È il 1958 a Francoforte. La Germania Ovest è nel pieno della ripresa economica. A più di un decennio di distanza, il baluardo dell’Occidente non mostra alcun segno delle rovine lasciate in eredità dalla guerra. Il Paese non è un semplice avamposto, una barriera eretta per arginare il pericolo comunista. È il simbolo di un futuro radioso. I bambini giocano, i ragazzi studiano, i giovani si apprestano a nuove avventure.

Peccato che in questa visione si insinui un nemico insidioso, la memoria. I maestri dei bambini, gli insegnati dei ragazzi e i datori di lavori dei giovani hanno vissuto e visto cose che non erano mai state vissute e viste. Molti hanno provato a (far) dimenticare, ad annegare la storia nell’oblio. Ma come si può cancellare uno sterminio di massa pianificato da una massa? Per quanto il progetto nazista di dis-umanizzare l’umanità sia andato vicino a realizzarsi, la natura umana è irriducibile. Qualcuno testimonierà, qualcun altro prenderà quelle testimonianze, così si formerà una narrazione che si moltiplicherà in miriadi di racconti. E il processo di dis-umanizzazione verrà arrestato.

Settembre 2014, Festival di Toronto. Viene proiettato un film di un regista italiano trapiantato in Germania, il cui curriculum fino a quel punto vantava numerosi lavori da attore: Giulio Ricciarelli il suo nome, Il labirinto del silenzio la sua opera prima da regista. che rappresenta la Germania nella corsa all’Oscar per il miglior film straniero.

Il labirinto del silenzio racconta la storia di uomini di legge che provano a ristabilire la verità storica e di altri che non vorrebbero riaprire ferite; di giornalisti che inseguendo i loro fantasmi danno la caccia a chi dopo un po’ è ricomparso sulla scena pubblica come se niente fosse accaduto; di padri e madri che dicono di non sapere; di funzionari che si difendono con la scusa dell’obbedienza; di vittime che sono state uccise due volte, la prima quando sono sopravvissute allo sterminio, la seconda quando sono state dimenticate; di donne che vogliono la propria indipendenza, sia dai padri che dai fidanzati.

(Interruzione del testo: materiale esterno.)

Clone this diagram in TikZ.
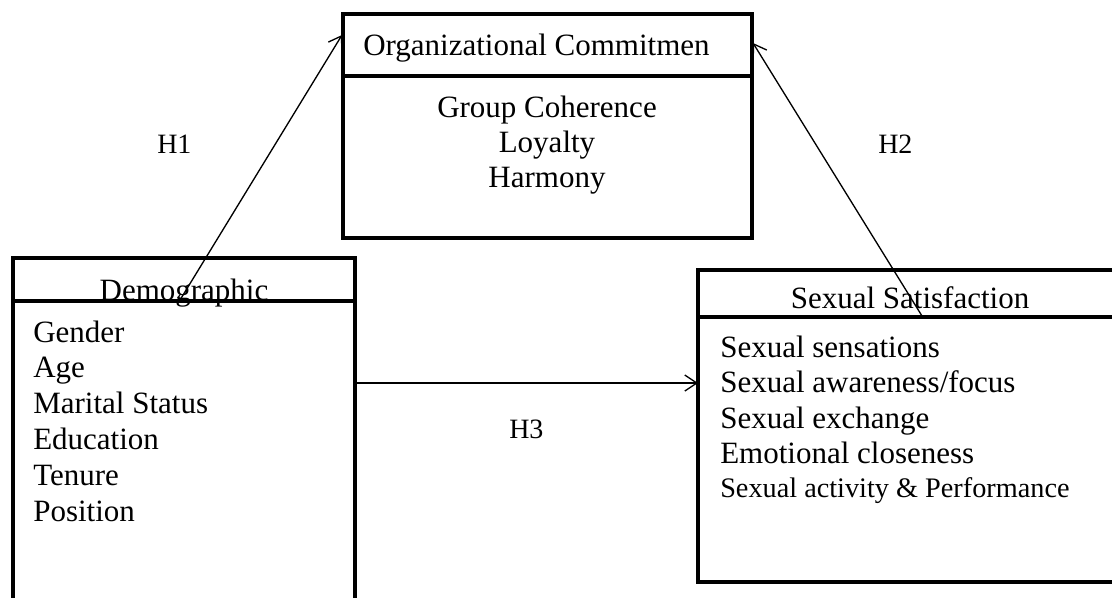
\documentclass[tikz,border=0pt]{standalone}
\usepackage{fontspec}
\setmainfont{Liberation Serif}
\usetikzlibrary{arrows.meta}
\begin{document}
\begin{tikzpicture}[x=0.75pt,y=-0.75pt,
  frame/.style={draw, line width=3.4pt, inner sep=0pt, outer sep=0pt},
  divider/.style={line width=3.4pt},
  link/.style={line width=1pt, -{Straight Barb[length=9pt,width=12pt,line width=1pt]}},
  bodytxt/.style={font=\fontsize{23.25pt}{26pt}\selectfont, inner sep=0pt},
  smalltxt/.style={font=\fontsize{21.2pt}{24pt}\selectfont, inner sep=0pt},
  hyp/.style={font=\fontsize{21pt}{24pt}\selectfont, inner sep=0pt, anchor=base west}]
\useasboundingbox (0,0) rectangle (1112,597);
\clip (0,0) rectangle (1112,597);

% frames
\node[frame, minimum width=306.75pt, minimum height=168pt] (oc) at (547.5,126) {};
\node[frame, minimum width=256.5pt, minimum height=279pt] (demo) at (184,444) {};
\node[frame, minimum width=324pt, minimum height=234pt] (sat) at (914,426) {};

% header dividers
\draw[divider] (oc.west |- 0,76) -- (oc.east |- 0,76);
\draw[divider] (demo.west |- 0,301) -- (demo.east |- 0,301);
\draw[divider] (sat.west |- 0,317) -- (sat.east |- 0,317);

% organizational commitment
\node[bodytxt, anchor=base west] (octitle) at (363,55) {Organizational Commitmen};
\node[bodytxt, anchor=base] (oc1) at (547,117) {Group Coherence};
\node[bodytxt, anchor=base] (oc2) at (547,152) {Loyalty};
\node[bodytxt, anchor=base] (oc3) at (547,187) {Harmony};

% demographic
\node[bodytxt, anchor=base] (demotitle) at (184,300) {Demographic};
\foreach \t [count=\i] in {Gender,Age,Marital Status,Education,Tenure,Position}
  \node[bodytxt, anchor=base west] (d\i) at (33,{342+35.8*(\i-1)}) {\t};

% sexual satisfaction
\node[bodytxt, anchor=base] (sattitle) at (910,308) {Sexual Satisfaction};
\foreach \t [count=\i] in {Sexual sensations,Sexual awareness/focus,Sexual exchange,Emotional closeness}
  \node[bodytxt, anchor=base west] (s\i) at (720,{357+35.5*(\i-1)}) {\t};
\node[smalltxt, anchor=base west] (s5) at (720,497) {Sexual activity \& Performance};

% hypothesis labels
\node[hyp] (h1) at (157,153) {H1};
\node[hyp] (h2) at (878,153) {H2};
\node[hyp] (h3) at (509,438) {H3};

% hypothesised paths
\coordinate (h1s) at (180,300);
\coordinate (h1e) at (342,35);
\coordinate (h2s) at (922,316);
\coordinate (h2e) at (753,43);
\draw[link] (h1s) -- (h1e);
\draw[link] (h2s) -- (h2e);
\draw[link] (demo.east |- 0,383) -- (sat.west |- 0,383);
\end{tikzpicture}
\end{document}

Alcuni di questi personaggi sono inventati, su tutti il protagonista Johann Radmann, il giovane procuratore che all’inizio, come tutti i novizi, spera di ottenere dei casi stimolanti e che, improvvisamente, si trova a indagare su un luogo a lui, come a tanti altri suoi coetanei, incredibilmente sconosciuto: Auschwitz.
Johann è la sintesi di tre magistrati che nel 1963 portarono in tribunale diciannove membri delle SS, rei di aver lavorato nel campo di concentramento di Auschwitz. Questo personaggio è la parte più forte e, al tempo stesso, più debole del film, perché su di lui si concentrano sia i nodi problematici del dopoguerra tedesco, sia le drammatizzazioni che inevitabilmente tendono a semplificare vicende così complesse.

Fra i personaggi che vissero nella realtà di quegli anni vi sono il giornalista Thomas Gnielka e il procuratore generale Fritz Bauer. Al primo è affidato il compito di svegliare Johann dal sonno della ragion di Stato, al secondo di istruirlo su quale strada si debba percorrere per non perdersi nel labirinto.

Il giovane procuratore dopo aver preso consapevolezza della situazione grazie a Gnielka, inizia a scalpitare, a mostrare segni di incontenibile impazienza, vuole portare alla sbarra tutti i responsabili dello sterminio. Il fatto è che «tutti», con l’avanzare delle indagini significa davvero «tutti». Parallelamente prende corpo la grande ambizione: catturare Josef Mengele, l’angelo della morte. Arrestarlo (la storia della sua fuga e residenza in Sudamerica è raccontata in Wakolda, di Lucía Puenzo) significherebbe rendere giustizia a tante vittime, aggiungerebbe un tassello mancante alle sentenze del Processo di Norimberga o ad altre che seguirono, tra cui quella che nel 1961 a Gerusalemme portò alla condanna a morte di Aldolf Eichmann (oltre a Uno specialista di Eyal Sivan, il film tv, The Eichmann Show in sala a breve).

Per il procuratore generale il quadro è più ampio, il fine più alto. Non si tratta di impiccare un altro carnefice. Il compito del giovane Johann è quello di ridare voce alle vittime, di farle tornare a quell’umanità che sembrava perduta per sempre, attraverso la possibilità di narrare le proprie storie. Perché interrogarsi su Auschwitz significa rispondere a tre domande: come è accaduto, cosa è accaduto, ma anche cosa accadrà dopo.